Monday, May 31, 2010

The Palmetto: South Carolina's Liberty Tree



From The Palmetto Republic:

The Palmetto – South Carolina’s Liberty Tree


On May 29, 2010, In SC, Secession, By Palmetto Patriot.South Carolina’s beautiful State tree and most famous symbol is the Palmetto tree, of course. Most South Carolinian school children could probably tell any new-comer or visitor of how the Colonial patriots in the Palmetto tree fort on Sullivan’s Island defeated the British imperial navy during the Revolutionary War.



In Charleston, John Rutledge, a member of the Continental Congress, arrived in Charleston with information of a British move into South Carolina. Named as the newly appointed president of the General Assembly that remained as the backbone of South Carolina’s revolutionary government, Rutledge organized a defense force under the command of 46-year-old Colonel William Moultrie, a former militiman and Indian fighter. Moultrie saw Sullivan’s Island, at the mouth of the entrance to Charleston Harbor as a good place suited to build a fort to protect the entrance from intruding enemy warships…. Moultrie and his 2nd South Carolina Regiment arrived on the island in March, 1776 and began construction of a fortress to defend the island and channel to Charleston Harbor…. The square-shaped Fort Sullivan made up of only the completed seaward wall, with walls made from Palmetto logs 16 feed wide and filled with sand, which rose 10 feed above the wooden platforms for the artillery.



The original blue SC flag with the white crescent was amended nearly a century after the Revolutionary War when our State seceded from the United States. “The palmetto tree was added in 1861 to honor Moultrie’s heroic defense of the palmetto log fort on Sullivan’s Island against the attack of the British fleet on June 28, 1776.” The Great Seal of South Carolina also bears the Palmetto tree.


Our famous Palmetto tree is paralleled in some ways by the Liberty Tree tradition that arose during the struggle against the British in the 1770’s.

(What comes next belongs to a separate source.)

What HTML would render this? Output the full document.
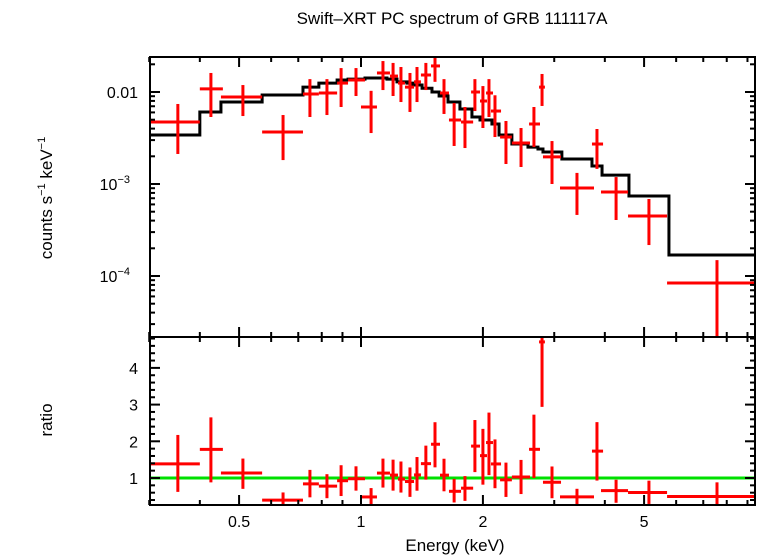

And just as our own symbol eventually found its way on the State banner, so too was the Liberty Tree commonly found upon flags from the Revolutionary War period in support of American independence.



“[The Liberty Tree] was a famous elm tree that stood in Boston, near Boston Common, in the days before the American Revolution. The tree was a rallying point for the growing resistance to the rule of Britain over the American colonies. In the years that followed, almost every American town had its own Liberty Tree—a living symbol of popular support for individual liberty and resistance to tyranny….”

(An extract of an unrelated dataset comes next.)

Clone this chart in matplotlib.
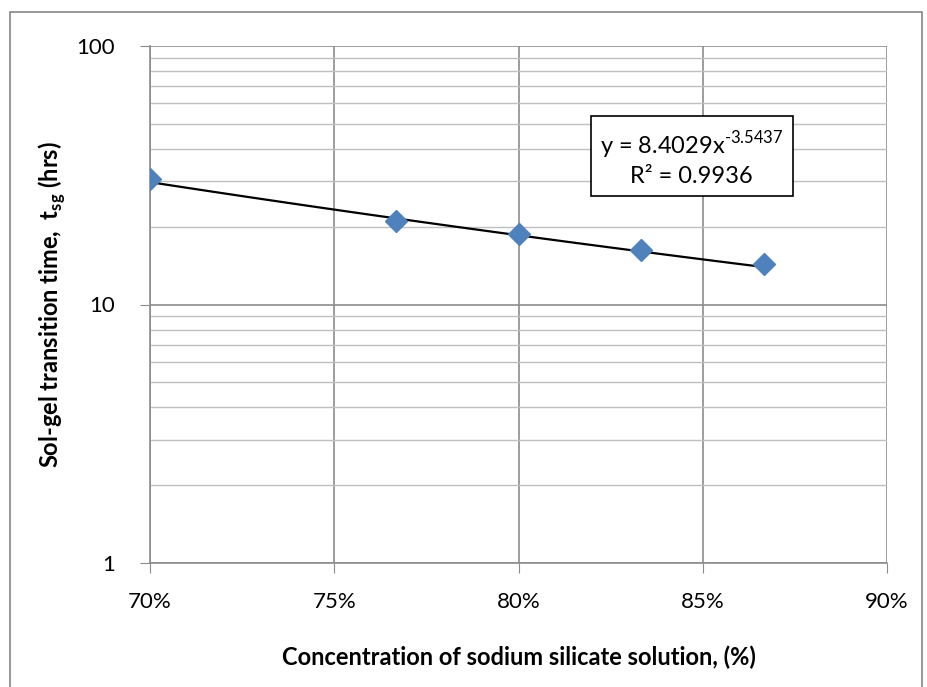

The revolutionary group the Sons of Liberty, who were barred from public assembly, would meet informally under the famed elm tree in South Boston. To protest the much-maligned Stamp Act of 1765, members of the group hung effigies of British tax collectors off the branches of that elm.

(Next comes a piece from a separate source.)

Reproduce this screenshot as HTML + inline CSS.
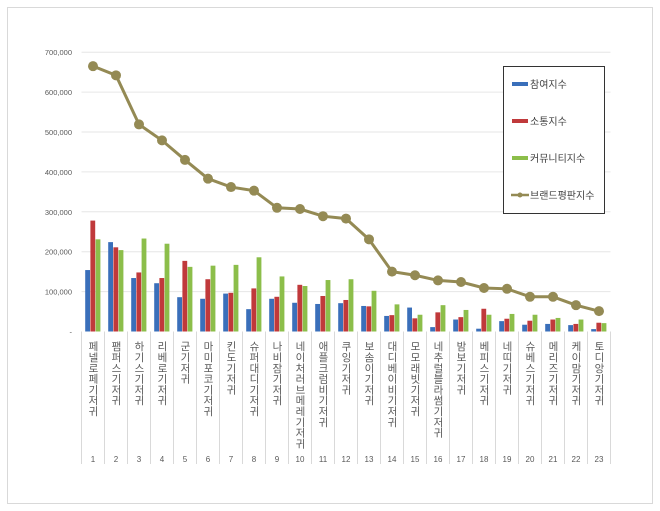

The Palmetto flag is one of the best known and most loved symbols in all of North America. It can be found on license plates, belt buckles, t-shirts, blankets, flip-flops, hats and anything else you can imagine. Perhaps excluding Texas, we have the most recognisable and beloved symbol of any State – a symbol which unites South Carolinians. And just as the Palmetto was the primary symbol for pro-liberty resistance in two revolutions against centralised, outside rule, so shall it be again in our effort for a free Third Palmetto Republic.